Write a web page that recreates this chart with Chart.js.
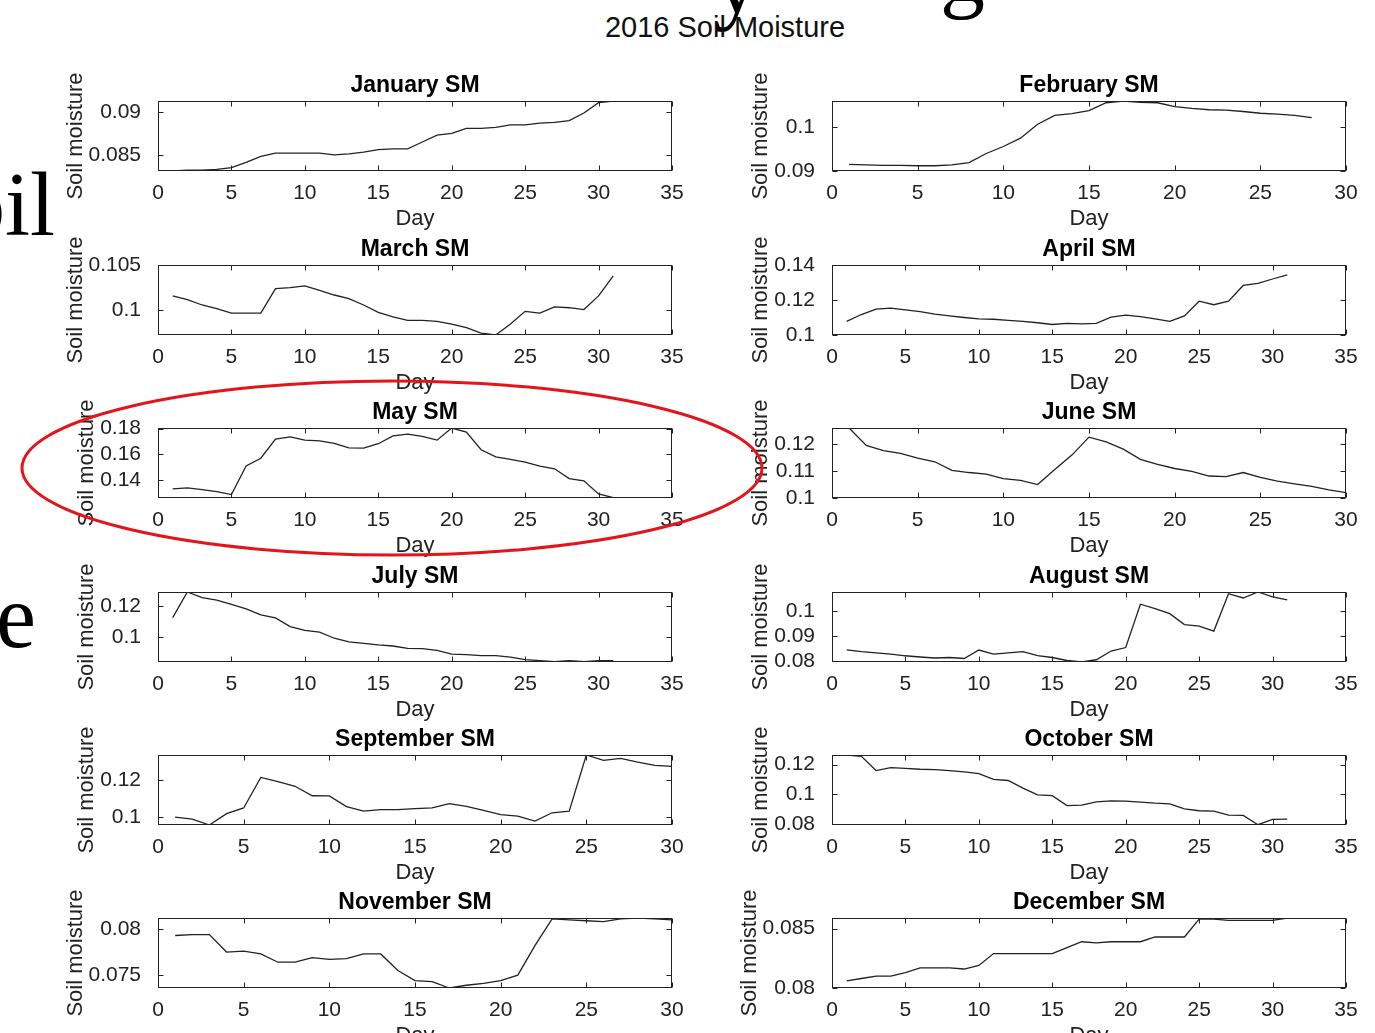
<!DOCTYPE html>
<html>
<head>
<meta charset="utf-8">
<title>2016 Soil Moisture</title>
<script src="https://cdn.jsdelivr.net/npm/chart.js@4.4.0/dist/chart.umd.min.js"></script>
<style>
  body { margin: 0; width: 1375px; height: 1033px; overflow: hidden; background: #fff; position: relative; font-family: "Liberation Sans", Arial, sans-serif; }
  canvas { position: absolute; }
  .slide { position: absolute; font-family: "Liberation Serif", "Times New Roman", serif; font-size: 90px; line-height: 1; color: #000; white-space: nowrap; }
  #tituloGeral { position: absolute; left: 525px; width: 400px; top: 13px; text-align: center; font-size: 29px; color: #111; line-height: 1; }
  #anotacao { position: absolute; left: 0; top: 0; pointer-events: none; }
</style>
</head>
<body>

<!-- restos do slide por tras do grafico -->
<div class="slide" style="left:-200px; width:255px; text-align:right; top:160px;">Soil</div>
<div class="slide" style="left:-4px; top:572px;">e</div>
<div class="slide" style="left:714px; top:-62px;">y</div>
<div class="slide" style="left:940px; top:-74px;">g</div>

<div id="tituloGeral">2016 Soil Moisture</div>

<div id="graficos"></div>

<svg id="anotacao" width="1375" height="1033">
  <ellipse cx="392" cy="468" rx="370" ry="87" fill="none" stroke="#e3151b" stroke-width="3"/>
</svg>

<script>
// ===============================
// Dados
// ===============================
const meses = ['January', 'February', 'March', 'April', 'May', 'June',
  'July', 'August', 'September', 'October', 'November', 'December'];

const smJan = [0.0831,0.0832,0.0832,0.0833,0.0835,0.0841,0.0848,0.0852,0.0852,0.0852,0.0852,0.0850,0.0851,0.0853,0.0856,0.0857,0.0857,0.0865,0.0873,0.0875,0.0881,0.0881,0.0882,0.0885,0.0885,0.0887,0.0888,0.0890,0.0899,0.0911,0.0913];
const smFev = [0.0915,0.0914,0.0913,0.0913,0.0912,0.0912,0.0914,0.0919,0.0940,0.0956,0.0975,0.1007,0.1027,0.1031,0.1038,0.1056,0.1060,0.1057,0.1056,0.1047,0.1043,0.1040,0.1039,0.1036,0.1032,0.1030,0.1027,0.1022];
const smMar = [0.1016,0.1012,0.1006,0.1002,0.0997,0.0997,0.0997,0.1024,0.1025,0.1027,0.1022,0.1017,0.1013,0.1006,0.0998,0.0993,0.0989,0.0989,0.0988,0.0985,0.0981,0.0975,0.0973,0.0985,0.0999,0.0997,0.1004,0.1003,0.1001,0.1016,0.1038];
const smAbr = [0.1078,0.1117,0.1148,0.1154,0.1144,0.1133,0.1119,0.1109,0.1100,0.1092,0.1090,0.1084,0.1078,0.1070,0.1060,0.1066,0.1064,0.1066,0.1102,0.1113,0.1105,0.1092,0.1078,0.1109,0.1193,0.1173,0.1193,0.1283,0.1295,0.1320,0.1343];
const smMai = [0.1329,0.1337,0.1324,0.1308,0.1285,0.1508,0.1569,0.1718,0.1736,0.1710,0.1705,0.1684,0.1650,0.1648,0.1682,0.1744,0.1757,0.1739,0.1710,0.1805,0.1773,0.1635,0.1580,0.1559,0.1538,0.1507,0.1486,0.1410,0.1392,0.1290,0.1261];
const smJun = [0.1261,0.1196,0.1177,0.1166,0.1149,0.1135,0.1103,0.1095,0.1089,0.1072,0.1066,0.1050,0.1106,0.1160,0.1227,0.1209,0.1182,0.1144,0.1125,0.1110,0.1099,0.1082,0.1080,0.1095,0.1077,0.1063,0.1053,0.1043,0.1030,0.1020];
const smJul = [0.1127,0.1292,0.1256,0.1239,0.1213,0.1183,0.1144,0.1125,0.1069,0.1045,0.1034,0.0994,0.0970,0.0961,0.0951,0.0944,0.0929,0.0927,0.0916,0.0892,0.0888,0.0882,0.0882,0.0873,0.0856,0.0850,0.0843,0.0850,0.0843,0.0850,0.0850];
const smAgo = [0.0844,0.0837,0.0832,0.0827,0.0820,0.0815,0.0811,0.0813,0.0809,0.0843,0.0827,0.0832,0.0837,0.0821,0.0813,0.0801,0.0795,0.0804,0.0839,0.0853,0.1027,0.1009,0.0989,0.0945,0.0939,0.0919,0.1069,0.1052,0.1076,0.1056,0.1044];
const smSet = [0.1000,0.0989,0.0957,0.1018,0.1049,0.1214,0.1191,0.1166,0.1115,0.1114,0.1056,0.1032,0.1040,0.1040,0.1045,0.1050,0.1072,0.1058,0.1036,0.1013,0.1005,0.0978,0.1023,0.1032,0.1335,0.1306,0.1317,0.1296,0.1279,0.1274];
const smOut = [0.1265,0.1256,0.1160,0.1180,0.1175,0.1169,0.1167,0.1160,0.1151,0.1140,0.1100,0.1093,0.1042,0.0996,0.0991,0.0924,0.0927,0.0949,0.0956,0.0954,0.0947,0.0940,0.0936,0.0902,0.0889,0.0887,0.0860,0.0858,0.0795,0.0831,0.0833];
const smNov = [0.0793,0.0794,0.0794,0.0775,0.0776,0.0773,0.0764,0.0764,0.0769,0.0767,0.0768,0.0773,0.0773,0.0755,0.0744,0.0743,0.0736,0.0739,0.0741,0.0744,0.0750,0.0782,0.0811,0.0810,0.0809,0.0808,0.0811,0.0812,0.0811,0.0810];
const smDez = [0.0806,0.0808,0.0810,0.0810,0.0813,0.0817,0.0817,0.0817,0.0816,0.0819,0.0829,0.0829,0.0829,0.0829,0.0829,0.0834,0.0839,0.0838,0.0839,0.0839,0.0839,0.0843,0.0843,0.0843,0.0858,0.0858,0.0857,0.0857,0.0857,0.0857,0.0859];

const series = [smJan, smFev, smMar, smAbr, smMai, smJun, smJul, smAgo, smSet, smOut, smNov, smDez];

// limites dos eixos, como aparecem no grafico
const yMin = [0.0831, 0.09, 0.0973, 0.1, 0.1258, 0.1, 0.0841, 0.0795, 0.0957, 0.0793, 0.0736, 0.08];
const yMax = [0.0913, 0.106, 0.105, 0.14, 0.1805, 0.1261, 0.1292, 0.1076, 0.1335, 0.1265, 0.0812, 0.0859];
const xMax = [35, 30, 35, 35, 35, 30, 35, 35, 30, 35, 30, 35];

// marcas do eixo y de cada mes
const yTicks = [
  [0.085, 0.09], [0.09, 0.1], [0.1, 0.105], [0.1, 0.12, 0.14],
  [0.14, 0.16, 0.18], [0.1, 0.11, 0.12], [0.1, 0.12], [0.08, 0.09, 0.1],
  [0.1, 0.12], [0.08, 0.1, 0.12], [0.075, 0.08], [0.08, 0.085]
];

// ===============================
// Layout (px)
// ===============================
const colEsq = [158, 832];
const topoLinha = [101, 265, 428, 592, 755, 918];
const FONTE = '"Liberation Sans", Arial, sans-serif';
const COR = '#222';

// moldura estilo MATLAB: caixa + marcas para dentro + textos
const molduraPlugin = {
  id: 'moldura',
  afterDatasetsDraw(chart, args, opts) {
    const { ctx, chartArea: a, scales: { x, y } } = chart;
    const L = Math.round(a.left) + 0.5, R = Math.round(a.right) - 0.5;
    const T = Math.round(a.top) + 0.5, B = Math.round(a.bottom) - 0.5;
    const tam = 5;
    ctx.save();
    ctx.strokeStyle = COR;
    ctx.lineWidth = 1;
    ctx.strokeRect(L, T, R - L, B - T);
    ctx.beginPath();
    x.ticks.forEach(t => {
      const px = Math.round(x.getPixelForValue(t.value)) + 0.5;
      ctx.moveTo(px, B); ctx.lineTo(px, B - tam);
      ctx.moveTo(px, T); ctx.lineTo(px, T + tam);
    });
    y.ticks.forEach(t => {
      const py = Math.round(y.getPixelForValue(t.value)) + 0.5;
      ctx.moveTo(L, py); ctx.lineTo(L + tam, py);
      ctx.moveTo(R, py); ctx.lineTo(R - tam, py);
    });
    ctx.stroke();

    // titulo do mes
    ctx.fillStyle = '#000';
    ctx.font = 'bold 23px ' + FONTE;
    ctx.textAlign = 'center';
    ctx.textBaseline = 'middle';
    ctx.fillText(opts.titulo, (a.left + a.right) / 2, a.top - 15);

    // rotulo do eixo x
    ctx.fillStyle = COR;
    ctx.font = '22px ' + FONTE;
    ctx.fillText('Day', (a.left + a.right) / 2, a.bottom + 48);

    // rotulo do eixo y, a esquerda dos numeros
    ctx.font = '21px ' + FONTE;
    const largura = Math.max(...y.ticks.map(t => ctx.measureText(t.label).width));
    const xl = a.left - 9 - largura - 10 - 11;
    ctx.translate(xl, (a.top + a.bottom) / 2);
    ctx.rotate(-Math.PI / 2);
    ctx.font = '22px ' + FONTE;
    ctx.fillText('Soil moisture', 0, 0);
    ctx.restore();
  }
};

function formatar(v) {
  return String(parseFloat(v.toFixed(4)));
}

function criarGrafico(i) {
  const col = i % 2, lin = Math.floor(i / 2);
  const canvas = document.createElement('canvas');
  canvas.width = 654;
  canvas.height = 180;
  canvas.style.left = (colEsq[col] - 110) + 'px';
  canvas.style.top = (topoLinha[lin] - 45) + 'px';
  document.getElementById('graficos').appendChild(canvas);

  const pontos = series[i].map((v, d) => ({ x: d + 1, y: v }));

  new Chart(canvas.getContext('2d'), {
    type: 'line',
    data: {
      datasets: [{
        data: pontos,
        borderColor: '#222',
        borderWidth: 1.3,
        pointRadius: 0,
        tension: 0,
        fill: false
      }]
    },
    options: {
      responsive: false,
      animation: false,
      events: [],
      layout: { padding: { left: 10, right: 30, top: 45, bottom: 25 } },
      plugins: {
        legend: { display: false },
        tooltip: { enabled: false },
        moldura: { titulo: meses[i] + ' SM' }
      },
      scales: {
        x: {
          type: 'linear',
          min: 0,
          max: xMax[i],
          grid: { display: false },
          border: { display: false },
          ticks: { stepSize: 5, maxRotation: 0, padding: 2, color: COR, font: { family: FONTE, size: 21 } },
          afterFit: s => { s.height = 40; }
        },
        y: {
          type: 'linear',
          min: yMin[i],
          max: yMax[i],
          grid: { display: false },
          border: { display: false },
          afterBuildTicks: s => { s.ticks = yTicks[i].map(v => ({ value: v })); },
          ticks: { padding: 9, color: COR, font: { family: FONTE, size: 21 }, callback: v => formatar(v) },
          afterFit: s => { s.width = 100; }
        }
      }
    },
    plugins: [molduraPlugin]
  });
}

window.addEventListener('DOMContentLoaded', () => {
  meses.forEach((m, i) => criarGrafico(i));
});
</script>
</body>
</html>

• • • • • • •

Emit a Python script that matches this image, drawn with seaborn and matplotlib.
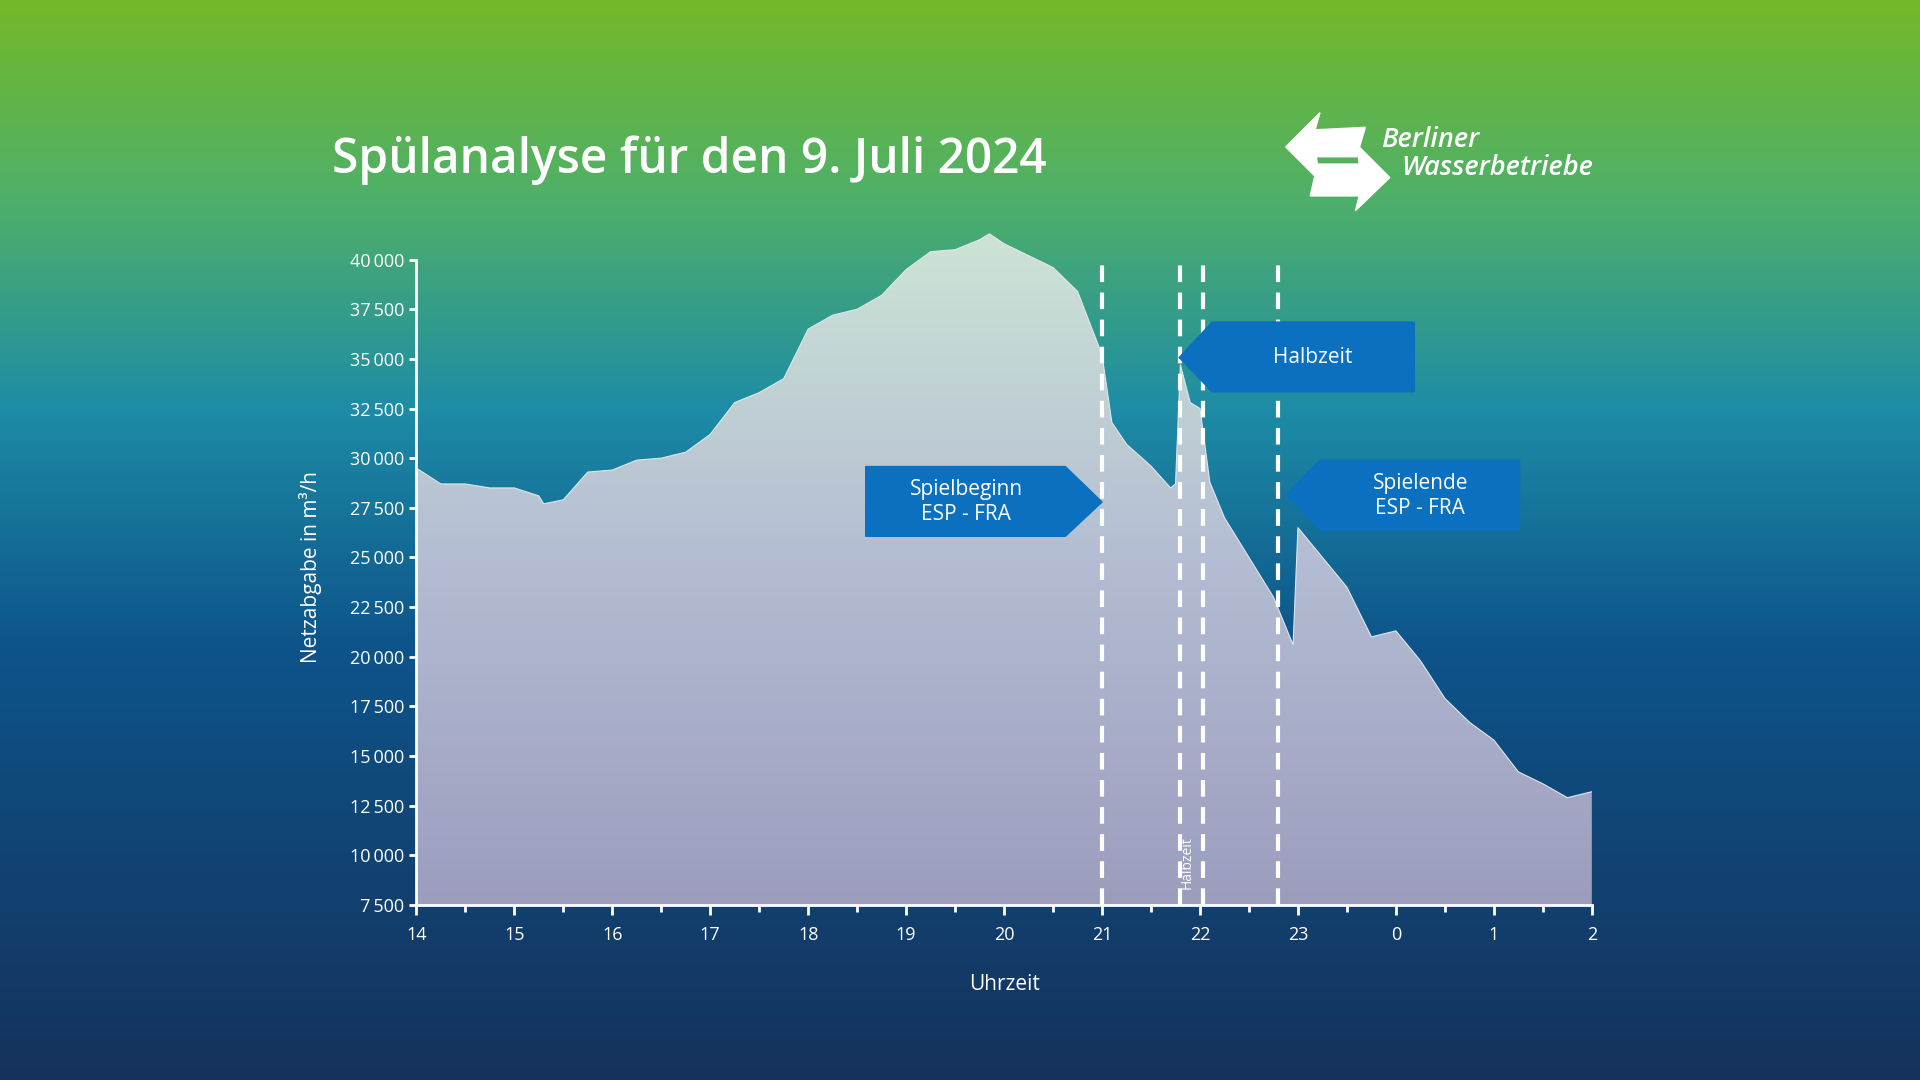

• • • • • • •

• PROBLEM TO SOLVE: Whichever lines contain the string "that", select and copy them.

• FINISHED ANSWER:
Write a web page that recreates this chart with Chart.js.
Emit a Python script that matches this image, drawn with seaborn and matplotlib.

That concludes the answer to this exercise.